TASK DESCRIPTION: Transcribe everything in the data word for word. Pictures are left out.

EXTRACTED ENTRIES:
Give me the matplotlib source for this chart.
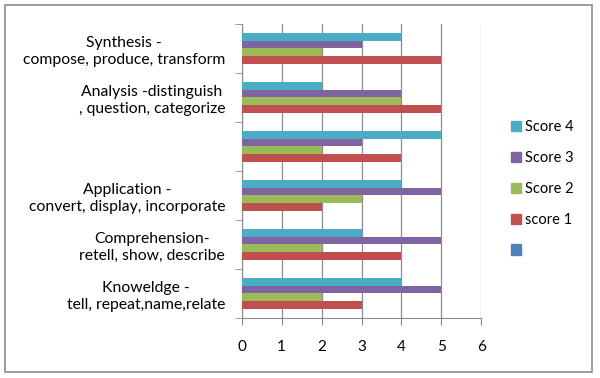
import numpy as np
import matplotlib
matplotlib.use("Agg")
import matplotlib.pyplot as plt
from matplotlib.patches import Patch, Rectangle

# categories bottom -> top
categories = [
    "Knoweldge -\ntell, repeat,name,relate",
    "Comprehension-\nretell, show, describe",
    "Application -\nconvert, display, incorporate",
    "",
    "Analysis -distinguish\n, question, categorize",
    "Synthesis -\ncompose, produce, transform",
]
score1 = [3, 4, 2, 4, 5, 5]
score2 = [2, 2, 3, 2, 4, 2]
score3 = [5, 5, 5, 3, 4, 3]
score4 = [4, 3, 4, 5, 2, 4]

series = [("score 1", score1, "#C0504D"),
          ("Score 2", score2, "#9BBB59"),
          ("Score 3", score3, "#8064A2"),
          ("Score 4", score4, "#4BACC6")]

plt.rcParams["font.family"] = ["Lato", "DejaVu Sans"]

fig = plt.figure(figsize=(6, 3.78), dpi=100)
ax = fig.add_axes([0.403, 0.159, 0.399, 0.778])

y = np.arange(len(categories))
h = 0.155
for i, (name, vals, col) in enumerate(series):
    ax.barh(y + (i - 1.5) * h, vals, height=h, color=col, zorder=3)

ax.set_xlim(0, 6)
ax.set_ylim(-0.5, len(categories) - 0.5)
ax.set_xticks(range(7))
ax.grid(axis="x", color="#8c8c8c", lw=0.9, zorder=0)
ax.tick_params(axis="x", length=5, pad=11, labelsize=11, color="#8c8c8c")

ax.set_yticks(y)
ax.set_yticklabels(categories, multialignment="center", fontsize=11.3, linespacing=1.3)
ax.tick_params(axis="y", which="major", length=0, pad=12)
ax.set_yticks(np.arange(-0.5, len(categories)), minor=True)
ax.tick_params(axis="y", which="minor", length=5, color="#8c8c8c")

for s in ["top", "right"]:
    ax.spines[s].set_visible(False)
ax.spines["left"].set_color("#8c8c8c")
ax.spines["bottom"].set_color("#8c8c8c")

handles = [Patch(color="#4BACC6", label="Score 4"),
           Patch(color="#8064A2", label="Score 3"),
           Patch(color="#9BBB59", label="Score 2"),
           Patch(color="#C0504D", label="score 1"),
           Patch(color="#4F81BD", label=" ")]
fig.legend(handles=handles, loc="center left", bbox_to_anchor=(0.829, 0.5),
           frameon=False, fontsize=10.5, handlelength=0.7, handleheight=0.7,
           handletextpad=0.3, labelspacing=1.15)

fig.add_artist(Rectangle((0.0083, 0.0159), 0.9784, 0.9709, transform=fig.transFigure,
                         fill=False, edgecolor="#8c8c8c", lw=1.2))

fig.savefig("out.png", dpi=100)
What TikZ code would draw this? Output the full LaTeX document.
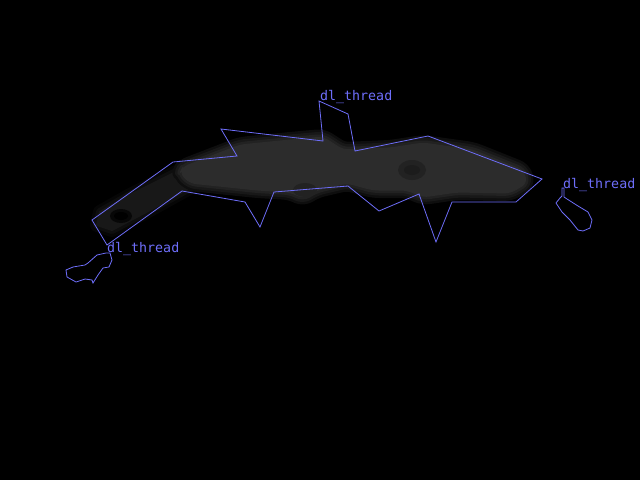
\documentclass[tikz,border=0pt]{standalone}
\usepackage{fontspec}
\newfontfamily\labelfont{DejaVu Sans Mono}
\definecolor{outline}{RGB}{110,110,250}
\definecolor{blobA}{RGB}{14,14,14}
\definecolor{blobB}{RGB}{24,24,24}
\definecolor{blobC}{RGB}{34,34,34}
\definecolor{blobD}{RGB}{44,44,44}
\begin{document}
\begin{tikzpicture}[x=1pt, y=-1pt]
    %--------------------%
    % Parameters
    %--------------------%
    \def\linethic{0.8pt}
    \def\labelsize{13.3}
    \def\blobbody{(180,173) -- (183,167) -- (240,145) -- (290,140) -- (323,137) -- (343,150) -- (390,148) -- (423,143) -- (473,150) -- (523,170) -- (527,183) -- (510,193) -- (457,192) -- (423,197) -- (407,190) -- (373,190) -- (347,183) -- (317,190) -- (303,198) -- (290,192) -- (257,190) -- (190,183) -- cycle}
    \def\blobtail{(190,165) -- (130,195) -- (100,212) -- (97,225) -- (112,230) -- (150,210) -- (195,185) -- cycle}

    %--------------------%
    % Background
    %--------------------%
    \fill[black] (0,0) rectangle (640,480);
    \useasboundingbox (0,0) rectangle (640,480);

    %--------------------%
    % Grey blob
    %--------------------%
    \filldraw[black!60!blobA, line width=14pt, line join=round] \blobtail;
    \filldraw[blobA, line width=8pt, line join=round] \blobtail;
    \filldraw[blobB, line width=2pt, line join=round] \blobtail;
    \fill[black!50!blobA] (121,216) ellipse (11 and 7);
    \fill[black] (121,216) ellipse (7 and 4);

    \filldraw[blobA, line width=16pt, line join=round, rounded corners=6pt] \blobbody;
    \filldraw[blobB, line width=11pt, line join=round, rounded corners=6pt] \blobbody;
    \filldraw[blobC, line width=6pt, line join=round, rounded corners=6pt] \blobbody;
    \filldraw[blobD, line width=1pt, line join=round, rounded corners=6pt] \blobbody;
    \fill[blobC] (412,170) ellipse (14 and 10);
    \fill[blobB!60!blobC] (412,170) ellipse (8 and 5);
    \fill[blobC] (305,190) ellipse (12 and 7);

    %--------------------%
    % Outlines
    %--------------------%
    \draw[outline, line width=\linethic] (92,220) -- (173,162) -- (237,156) -- (221,129) -- (323,141) -- (319,101) -- (348,114) -- (355,151) -- (428,136) -- (542,179) -- (516,202) -- (452,202) -- (436,242) -- (419,194) -- (379,211) -- (348,186) -- (274,192) -- (260,227) -- (245,202) -- (182,191) -- (107,245) -- cycle;
    \draw[outline, line width=\linethic] (106,253) -- (110,253) -- (112,260) -- (109,267) -- (103,268) -- (98,275) -- (93,283) -- (92,280) -- (85,279) -- (76,282) -- (67,277) -- (66,270) -- (73,267) -- (85,265) -- (88,263) -- (97,255) -- cycle;
    \draw[outline, line width=\linethic] (562,188) -- (564,188) -- (564,197) -- (567,199) -- (578,206) -- (588,212) -- (592,220) -- (590,228) -- (583,231) -- (578,230) -- (570,220) -- (562,212) -- (556,203) -- (560,198) -- (562,196) -- cycle;

    %--------------------%
    % Labels
    %--------------------%
    \node[anchor=base west, inner sep=0, text=outline, font=\labelfont\fontsize{\labelsize}{\labelsize}\selectfont] (labeltop) at (320,100) {dl\_thread};
    \node[anchor=base west, inner sep=0, text=outline, font=\labelfont\fontsize{\labelsize}{\labelsize}\selectfont] (labelleft) at (107,252) {dl\_thread};
    \node[anchor=base west, inner sep=0, text=outline, font=\labelfont\fontsize{\labelsize}{\labelsize}\selectfont] (labelright) at (563,188) {dl\_thread};

\end{tikzpicture}
\end{document}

FULL ANSWER:
Give me the matplotlib source for this chart.
import numpy as np
import matplotlib
matplotlib.use("Agg")
import matplotlib.pyplot as plt
from matplotlib.patches import Patch, Rectangle

# categories bottom -> top
categories = [
    "Knoweldge -\ntell, repeat,name,relate",
    "Comprehension-\nretell, show, describe",
    "Application -\nconvert, display, incorporate",
    "",
    "Analysis -distinguish\n, question, categorize",
    "Synthesis -\ncompose, produce, transform",
]
score1 = [3, 4, 2, 4, 5, 5]
score2 = [2, 2, 3, 2, 4, 2]
score3 = [5, 5, 5, 3, 4, 3]
score4 = [4, 3, 4, 5, 2, 4]

series = [("score 1", score1, "#C0504D"),
          ("Score 2", score2, "#9BBB59"),
          ("Score 3", score3, "#8064A2"),
          ("Score 4", score4, "#4BACC6")]

plt.rcParams["font.family"] = ["Lato", "DejaVu Sans"]

fig = plt.figure(figsize=(6, 3.78), dpi=100)
ax = fig.add_axes([0.403, 0.159, 0.399, 0.778])

y = np.arange(len(categories))
h = 0.155
for i, (name, vals, col) in enumerate(series):
    ax.barh(y + (i - 1.5) * h, vals, height=h, color=col, zorder=3)

ax.set_xlim(0, 6)
ax.set_ylim(-0.5, len(categories) - 0.5)
ax.set_xticks(range(7))
ax.grid(axis="x", color="#8c8c8c", lw=0.9, zorder=0)
ax.tick_params(axis="x", length=5, pad=11, labelsize=11, color="#8c8c8c")

ax.set_yticks(y)
ax.set_yticklabels(categories, multialignment="center", fontsize=11.3, linespacing=1.3)
ax.tick_params(axis="y", which="major", length=0, pad=12)
ax.set_yticks(np.arange(-0.5, len(categories)), minor=True)
ax.tick_params(axis="y", which="minor", length=5, color="#8c8c8c")

for s in ["top", "right"]:
    ax.spines[s].set_visible(False)
ax.spines["left"].set_color("#8c8c8c")
ax.spines["bottom"].set_color("#8c8c8c")

handles = [Patch(color="#4BACC6", label="Score 4"),
           Patch(color="#8064A2", label="Score 3"),
           Patch(color="#9BBB59", label="Score 2"),
           Patch(color="#C0504D", label="score 1"),
           Patch(color="#4F81BD", label=" ")]
fig.legend(handles=handles, loc="center left", bbox_to_anchor=(0.829, 0.5),
           frameon=False, fontsize=10.5, handlelength=0.7, handleheight=0.7,
           handletextpad=0.3, labelspacing=1.15)

fig.add_artist(Rectangle((0.0083, 0.0159), 0.9784, 0.9709, transform=fig.transFigure,
                         fill=False, edgecolor="#8c8c8c", lw=1.2))

fig.savefig("out.png", dpi=100)
What TikZ code would draw this? Output the full LaTeX document.
\documentclass[tikz,border=0pt]{standalone}
\usepackage{fontspec}
\newfontfamily\labelfont{DejaVu Sans Mono}
\definecolor{outline}{RGB}{110,110,250}
\definecolor{blobA}{RGB}{14,14,14}
\definecolor{blobB}{RGB}{24,24,24}
\definecolor{blobC}{RGB}{34,34,34}
\definecolor{blobD}{RGB}{44,44,44}
\begin{document}
\begin{tikzpicture}[x=1pt, y=-1pt]
    %--------------------%
    % Parameters
    %--------------------%
    \def\linethic{0.8pt}
    \def\labelsize{13.3}
    \def\blobbody{(180,173) -- (183,167) -- (240,145) -- (290,140) -- (323,137) -- (343,150) -- (390,148) -- (423,143) -- (473,150) -- (523,170) -- (527,183) -- (510,193) -- (457,192) -- (423,197) -- (407,190) -- (373,190) -- (347,183) -- (317,190) -- (303,198) -- (290,192) -- (257,190) -- (190,183) -- cycle}
    \def\blobtail{(190,165) -- (130,195) -- (100,212) -- (97,225) -- (112,230) -- (150,210) -- (195,185) -- cycle}

    %--------------------%
    % Background
    %--------------------%
    \fill[black] (0,0) rectangle (640,480);
    \useasboundingbox (0,0) rectangle (640,480);

    %--------------------%
    % Grey blob
    %--------------------%
    \filldraw[black!60!blobA, line width=14pt, line join=round] \blobtail;
    \filldraw[blobA, line width=8pt, line join=round] \blobtail;
    \filldraw[blobB, line width=2pt, line join=round] \blobtail;
    \fill[black!50!blobA] (121,216) ellipse (11 and 7);
    \fill[black] (121,216) ellipse (7 and 4);

    \filldraw[blobA, line width=16pt, line join=round, rounded corners=6pt] \blobbody;
    \filldraw[blobB, line width=11pt, line join=round, rounded corners=6pt] \blobbody;
    \filldraw[blobC, line width=6pt, line join=round, rounded corners=6pt] \blobbody;
    \filldraw[blobD, line width=1pt, line join=round, rounded corners=6pt] \blobbody;
    \fill[blobC] (412,170) ellipse (14 and 10);
    \fill[blobB!60!blobC] (412,170) ellipse (8 and 5);
    \fill[blobC] (305,190) ellipse (12 and 7);

    %--------------------%
    % Outlines
    %--------------------%
    \draw[outline, line width=\linethic] (92,220) -- (173,162) -- (237,156) -- (221,129) -- (323,141) -- (319,101) -- (348,114) -- (355,151) -- (428,136) -- (542,179) -- (516,202) -- (452,202) -- (436,242) -- (419,194) -- (379,211) -- (348,186) -- (274,192) -- (260,227) -- (245,202) -- (182,191) -- (107,245) -- cycle;
    \draw[outline, line width=\linethic] (106,253) -- (110,253) -- (112,260) -- (109,267) -- (103,268) -- (98,275) -- (93,283) -- (92,280) -- (85,279) -- (76,282) -- (67,277) -- (66,270) -- (73,267) -- (85,265) -- (88,263) -- (97,255) -- cycle;
    \draw[outline, line width=\linethic] (562,188) -- (564,188) -- (564,197) -- (567,199) -- (578,206) -- (588,212) -- (592,220) -- (590,228) -- (583,231) -- (578,230) -- (570,220) -- (562,212) -- (556,203) -- (560,198) -- (562,196) -- cycle;

    %--------------------%
    % Labels
    %--------------------%
    \node[anchor=base west, inner sep=0, text=outline, font=\labelfont\fontsize{\labelsize}{\labelsize}\selectfont] (labeltop) at (320,100) {dl\_thread};
    \node[anchor=base west, inner sep=0, text=outline, font=\labelfont\fontsize{\labelsize}{\labelsize}\selectfont] (labelleft) at (107,252) {dl\_thread};
    \node[anchor=base west, inner sep=0, text=outline, font=\labelfont\fontsize{\labelsize}{\labelsize}\selectfont] (labelright) at (563,188) {dl\_thread};

\end{tikzpicture}
\end{document}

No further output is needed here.